Here is my code: example 1:
a <- c("ab cd de","ENERGIZER A23 12V ALKALINE BATTERi")
a1 <- VCorpus(VectorSource(a))
a2 <- TermDocumentMatrix(a1,control = list(stemming=T))
inspect(a2)
The result is:
Docs
Terms 1 2
12v 0 1
a23 0 1
alkalin 0 1
batteri 0 1
energ 0 1
Looks like the first string in a is ignored.
example 2
a <- c("abcd cde de","ENERGIZER A23 12V ALKALINE BATTERi")

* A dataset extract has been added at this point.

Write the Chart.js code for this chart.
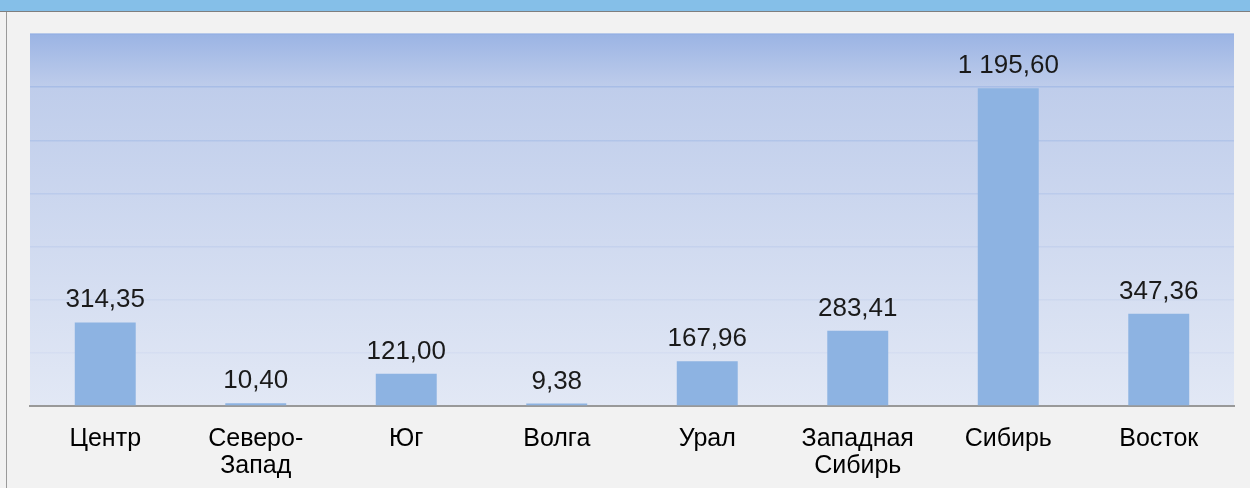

a1 <- VCorpus(VectorSource(a))
a2 <- TermDocumentMatrix(a1,control = list(stemming=T))
inspect(a2)
The result is:
Docs
Terms 1 2
12v 0 1
a23 0 1
abcd 1 0
alkalin 0 1
batteri 0 1
cde 1 0
energ 0 1
We can see two sub-strings (abcd, cde) are kept while the shorest one (de) is still missing. The situation is the same if I do not use control = list(stemming=T). So, I am curious if this is a sort of definition in tm? The strings will be ignored if it is less than 3 letters? I do not think this is a good idea. It is very possible that a string is useful even it is short such as abbreviation.
If so, is there a parameter or something that can change this? Thanks a lot.